I’ve missed out on a lot of travelling over last year. Maybe that’s why I spent so much time looking at Emma Hayes wallpapers, which are inspired by New Zealand’s cinematic landscape—soaring mountains, glacial blue lakes, verdant rainforest, and long stretches of golden beach.
Her Tussock paper, for example, was rooted in vacation pictures she took of native meadow grasses moving in the breeze. Highly fluid, organic patterns based on pressed leaves, petals, the weathered erosion of sediment, wild grasses, shifting tides, cloud-dappled skies, rain, and lazy rivers all figure in Hayes’ work, often executed in strong, gestural brushstrokes.
All designs start with “some sort of mark making,” she says.
“There’s lot of watercolours, quick drawing, sketches from there patterns evolve. Sometimes it’s right away from the drawing, or you have thoughts in your head that sit for a while and percolate.”
The work is scaled large, a feature that reflects a love of post-war abstract expressionists like Mark Rothko, who were “thinking about the wall as canvas, making paintings to journey through. I like that it will go from the floor to the ceiling and perhaps around the room.”
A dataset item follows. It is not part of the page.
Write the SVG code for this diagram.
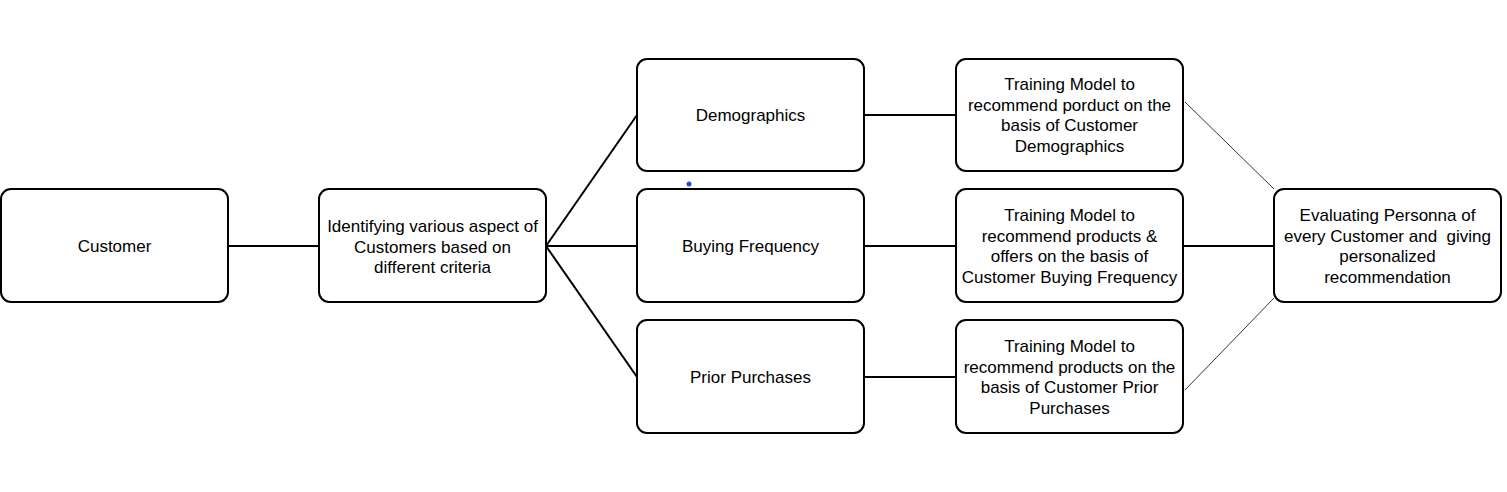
<svg xmlns="http://www.w3.org/2000/svg" width="1507" height="492" viewBox="0 0 1507 492">
<style>
.box{fill:#fff;stroke:#000;stroke-width:2}
.t{font-family:"Liberation Sans",Arial,sans-serif;font-size:17px;fill:#000;text-anchor:middle;white-space:pre}
.c{stroke:#000;stroke-width:2;fill:none}
.thin{stroke:#000;stroke-width:0.8;fill:none}
</style>
<rect width="1507" height="492" fill="#fff"/>
<g id="connectors">
<line class="c" x1="228" y1="246" x2="319" y2="246"/>
<line class="c" x1="546" y1="246" x2="637" y2="115"/>
<line class="c" x1="546" y1="246" x2="637" y2="246"/>
<line class="c" x1="546" y1="246" x2="637" y2="377"/>
<line class="c" x1="864" y1="115" x2="956" y2="115"/>
<line class="c" x1="864" y1="246" x2="956" y2="246"/>
<line class="c" x1="864" y1="377" x2="956" y2="377"/>
<line class="thin" x1="1185" y1="102" x2="1274" y2="189"/>
<line class="c" x1="1183" y1="246" x2="1274" y2="246"/>
<line class="thin" x1="1185" y1="390" x2="1274" y2="298"/>
</g>
<g id="customer">
<rect class="box" x="1" y="189" width="227" height="113" rx="10"/>
<text class="t" x="114.5" y="252">Customer</text>
</g>
<g id="identify">
<rect class="box" x="319" y="189" width="227" height="113" rx="10"/>
<text class="t" x="432.5" y="232">Identifying various aspect of</text>
<text class="t" x="432.5" y="252.5">Customers based on</text>
<text class="t" x="432.5" y="273">different criteria</text>
</g>
<g id="demographics">
<rect class="box" x="637" y="59" width="227" height="112" rx="10"/>
<text class="t" x="750.5" y="121">Demographics</text>
</g>
<g id="buying">
<rect class="box" x="637" y="189" width="227" height="113" rx="10"/>
<text class="t" x="750.5" y="252">Buying Frequency</text>
</g>
<g id="prior">
<rect class="box" x="637" y="320" width="227" height="113" rx="10"/>
<text class="t" x="750.5" y="383">Prior Purchases</text>
</g>
<g id="train1">
<rect class="box" x="956" y="59" width="227" height="112" rx="10"/>
<text class="t" x="1069.5" y="90">Training Model to</text>
<text class="t" x="1069.5" y="110.5">recommend porduct on the</text>
<text class="t" x="1069.5" y="131">basis of Customer</text>
<text class="t" x="1069.5" y="151.5">Demographics</text>
</g>
<g id="train2">
<rect class="box" x="956" y="189" width="227" height="113" rx="10"/>
<text class="t" x="1069.5" y="221">Training Model to</text>
<text class="t" x="1069.5" y="241.5">recommend products &amp;</text>
<text class="t" x="1069.5" y="262">offers on the basis of</text>
<text class="t" x="1069.5" y="282.5">Customer Buying Frequency</text>
</g>
<g id="train3">
<rect class="box" x="956" y="320" width="227" height="113" rx="10"/>
<text class="t" x="1069.5" y="352">Training Model to</text>
<text class="t" x="1069.5" y="372.5">recommend products on the</text>
<text class="t" x="1069.5" y="393">basis of Customer Prior</text>
<text class="t" x="1069.5" y="413.5">Purchases</text>
</g>
<g id="evaluate">
<rect class="box" x="1274" y="189" width="227" height="113" rx="10"/>
<text class="t" x="1387.5" y="221">Evaluating Personna of</text>
<text class="t" x="1387.5" y="241.5">every Customer and  giving</text>
<text class="t" x="1387.5" y="262">personalized</text>
<text class="t" x="1387.5" y="282.5">recommendation</text>
</g>
<circle id="dot" cx="689" cy="184" r="2.5" fill="#3344dd"/>
</svg>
Inspiration closer to home came from New Zealand artist Colin McCahon (1919 –1987) and his Northland Panels series; eight paintings the artist completed in 1958 after a U.S. tour during which he looked deeply at abstract expressionists such as Pollock, Rothko, and de Kooning.
Like these artists, Hayes explores the expressive value of colour, deftly employing subtle, desaturated tones —ash and mist greys, tea and honeyed browns, soft sage greens, along with mauves, pinks, and blues of varying weights. On some papers, like Cloud, there’s just enough shine, says Hayes, “to give it a lift, a bit of luminosity.”
“I like water colour to layer up and build colour and intensity,” she says, “and I like colour that transitions from dark to light.”
Hayes’ gold, black, and silver metallics also reference natural forms, like light shimmering on water, in a way she likes to think of as “harmonious”. She appreciates what reflective elements can do for fabrics, especially when they move. “I like thinking about those qualities and how it might enhance the design.”
Hayes’ career began as a graphic artist before she moved into fashion, where she says her love of textile and print came together. “But the time frame’s so short—you put so much work in and then six months later, it’s last season. With my interior work, I really enjoy working on designs with longevity. And once I started doing my own work, I could explore whatever I want,” she says.”
Combining hand-made prints with digital printing adds technical challenges that require specific manufacturing expertise. “There is a lot of technical thought that goes into it. You need a knowledge of ink and surfaces — it’s a craft,” she says.